A 0.005 PLCC lift bar is consistent with the multi-seed variance floor measured in Research-0030 (σ ≈ 0.003 across 5 seeds on the Phase-3b sweep) — a real lift has to clear ~2σ to register as a non-noise signal. Setting the bar lower would risk shipping a regression masquerading as noise; the literature's reported deltas (+0.011 to +0.030) all clear 0.005 comfortably so the bar is not aggressive.

Alternatives explored

The ADR's ## Alternatives considered table covers the design space — one-hot vs per-codec sub-models vs continuous embedding vs "more data instead". The decision rests on:

  • One-hot wins on simplicity + ONNX op-allowlist compatibility (no Gather op at inference).

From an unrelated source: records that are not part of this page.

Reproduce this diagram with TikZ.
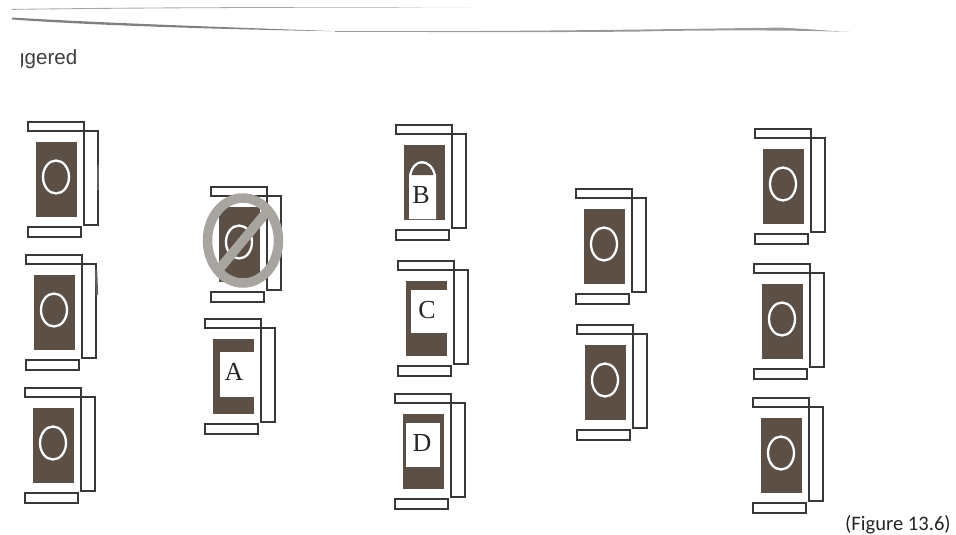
\documentclass[tikz,border=0pt]{standalone}
\usepackage{fontspec}
\setmainfont{Liberation Serif}
\newfontfamily\headfont{Liberation Sans}
\newfontfamily\capfont{Carlito}
\definecolor{inkdark}{HTML}{5B4F46}
\definecolor{inkline}{HTML}{3A3836}
\definecolor{ringgray}{HTML}{A8A4A0}
\tikzset{
  barbox/.style={draw=inkline,line width=1.2pt,fill=none},
  darkbox/.style={fill=inkdark,draw=none},
  ringline/.style={draw=white,line width=2.3pt},
  patchbox/.style={fill=white,draw=none},
  letterlabel/.style={font=\fontsize{26}{26}\selectfont,text=black!85,inner sep=0pt},
  forbid/.style={draw=ringgray,line width=9.5pt},
  streak/.style={fill=black!50,draw=none},
  smudge/.style={draw=inkline!80,line width=2.4pt}
}
\newcommand{\unitbase}[2]{%
  \begin{scope}[shift={(#1,#2)}]
    \fill[darkbox] (8,20) rectangle (49,95);
    \draw[barbox] (0,0) rectangle (56,9);
    \draw[barbox] (56,9) -- (70,9) -- (70,103) -- (56,103) -- (56,9);
    \draw[barbox] (0,105) rectangle (53,115);
  \end{scope}}
\newcommand{\unitring}[2]{%
  \draw[ringline] (#1+28,#2+55) ellipse (13 and 16.5);}
\begin{document}
\begin{tikzpicture}[x=1pt,y=-1pt]
\useasboundingbox (0,0) rectangle (956,535);
\fill[white] (0,0) rectangle (956,535);
% scan streaks
\fill[streak,fill=black!35] (12,9) .. controls (150,7) and (300,6.8) .. (470,7.4) .. controls (300,7.6) and (150,8) .. (12,9.8) -- cycle;
\fill[streak] (12,17.5) .. controls (100,23) and (250,28) .. (335,31.2) .. controls (250,30) and (100,26) .. (12,19.5) -- cycle;
\fill[streak,fill=black!40] (335,31) .. controls (500,32) and (680,29) .. (780,27.6) .. controls (810,29) and (830,31) .. (850,32) .. controls (800,30) and (700,30) .. (640,31.5) .. controls (550,32.5) and (450,32) .. (335,31.8) -- cycle;
% clipped heading
\begin{scope}
  \clip (21,40) rectangle (200,80);
  \node[anchor=base west,inner sep=0pt,font=\headfont\fontsize{20.6}{20.6}\selectfont,text=black!75] (heading) at (13,65) {ggered};
\end{scope}
% column 1
\unitbase{28}{122}\unitring{28}{122}
\unitbase{26}{255}\unitring{26}{255}
\unitbase{25}{388}\unitring{25}{388}
\draw[smudge] (98,165) -- (98,190);
\draw[smudge] (96,270) -- (97,295);
% column 2
\unitbase{211}{187}\unitring{211}{187}
\draw[forbid] (243,240.5) ellipse (35.5 and 42.5);
\draw[forbid,line cap=butt] (216,273) -- (270,208);
\unitbase{205}{319}
\fill[patchbox] (220,352) rectangle (254,397);
\node[letterlabel] (labelA) at (234,372) {A};
% column 3
\unitbase{396}{125}
\fill[patchbox] (409,175) -- (409,219) -- (436,219) -- (436,175) .. controls (434,166) and (428,161) .. (422,161) .. controls (416,161) and (411,166) .. (409,175) -- cycle;
\fill[darkbox] (411.5,175) .. controls (413,168) and (417,163.5) .. (422,163.5) .. controls (427,163.5) and (432,168) .. (433.5,175) -- cycle;
\node[letterlabel] (labelB) at (421,195) {B};
\unitbase{398}{261}
\fill[patchbox] (411,290) rectangle (446.5,333);
\node[letterlabel] (labelC) at (427,310) {C};
\unitbase{395}{394}
\fill[patchbox] (406,423) rectangle (440,467);
\node[letterlabel] (labelD) at (422,443) {D};
% column 4
\unitbase{576}{189}\unitring{576}{189}
\unitbase{577}{325}\unitring{577}{325}
% column 5
\unitbase{755}{129}\unitring{755}{129}
\unitbase{754}{264}\unitring{754}{264}
\unitbase{753}{398}\unitring{753}{398}
% caption
\node[anchor=base west,inner sep=0pt,font=\capfont\fontsize{20.6}{20.6}\selectfont,text=black!85] (caption) at (845,530) {(Figure 13.6)};
\end{tikzpicture}
\end{document}
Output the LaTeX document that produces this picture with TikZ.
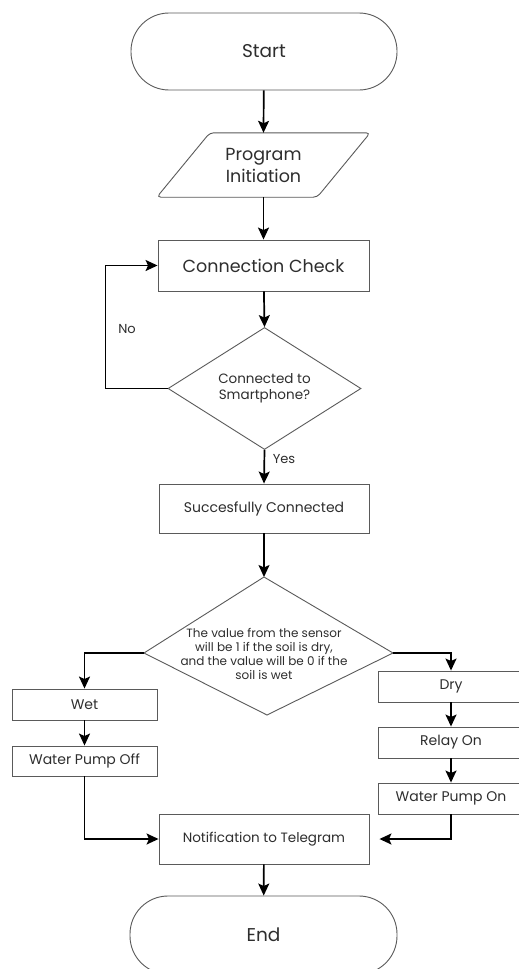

The 6-dim input penalty is rounding error against the 22-dim FULL_FEATURES vector.
  • Per-codec sub-models hit a hard wall on the "unknown" bucket: no sub-model exists, so we'd need the one-hot fallback regardless.
  • A learned embedding gives 4–8 dims at the cost of an extra ONNX op for negligible accuracy delta at this corpus scale.

Open questions

  • Empirical PLCC/SROCC lift on the fork's specific multi-codec split — the present PR ships the plumbing only; the training run is blocked until the agent can reach ~/.cache/vmaf-tiny-ai/. Follow-up PR re-runs the trainer + measures + decides whether to ship _v2.
  • Whether the KoNViD ffprobe codec-tagging is reliable enough to use the corpus as a primary training signal, or whether we keep KoNViD as eval-only and train on Netflix + BVI-DVC. The Bristol review §5.3 cautions that natural-distortion corpora often conflate codec with content — a per-codec content-balance check is required before promoting KoNViD to training.
  • Whether the next AV1 / VVC encode sweep should use SVT-AV1 or libaom-av1 (the vocabulary uses libsvtav1 as the canonical bucket and aliases av1 to it). VVENC is already the canonical VVC encoder.